Even so, about a third of those sampled “tended to conceal their politics prior to tenure.” Of further significance is the fact that, as Stanley Rothman and Robert Lichter found, “social conservatives teach at less prestigious colleges and universities than their publication record would predict”—a finding that suggests discrimination.

The authors believe that the major justification of the academic under-representation of conservatives is the dubious idea that conservatives lack the appropriate cognitive and psychological traits academic work requires, and are less open-minded than liberals.

But few academic liberals or leftists would admit that conservatives are discriminated against for any reason, either in hiring or promotion.
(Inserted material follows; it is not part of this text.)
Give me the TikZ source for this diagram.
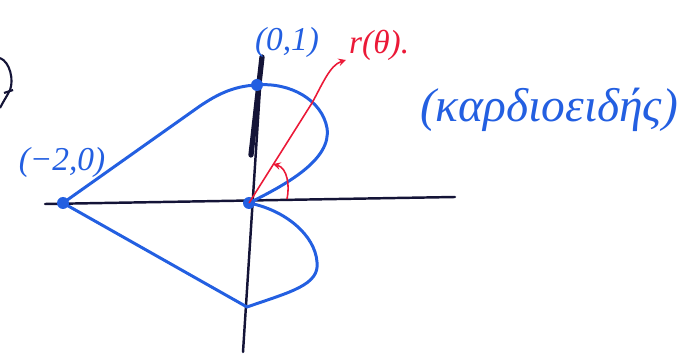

Thus the anti-conservative bias resembles other, earlier prevalent racial, ethnic, or sexist biases, which too were always vehemently denied.

For their initial list of conservative academics the authors used an online directory of libertarian professors, former fellows at Princeton University’s James Madison Program, and those who published in conservative academic journals such as the Intercollegiate Review and the Claremont Review of Books. It is far from clear why they did not use for the same purpose Academic Questions, the flagship publication of the National Association of Scholars, or for that matter a sample of members of that association, which has been the major and most active organization of conservative and libertarian academics over the past three decades.

The central problem of this study is that it is often not clear to what extent the findings and generalizations based on the small sample apply to conservative academics in general. While the authors discuss at some length how they went about identifying conservative academics and chose particular academic disciplines, they do not explain why they ended up with such a small sample, or how many subjects would have been required for a more representative sample. At the same time the sample seems representative in its choice of academic institutions which include Ivy League and major state universities, as well as small private colleges and community colleges, a total of eighty-five institutions.

While this is an informative and well-written study, the key question remains why, over a long period of time, the majority of academic intellectuals (in the humanities and social sciences) have been irresistibly drawn to left-wing ideas and causes.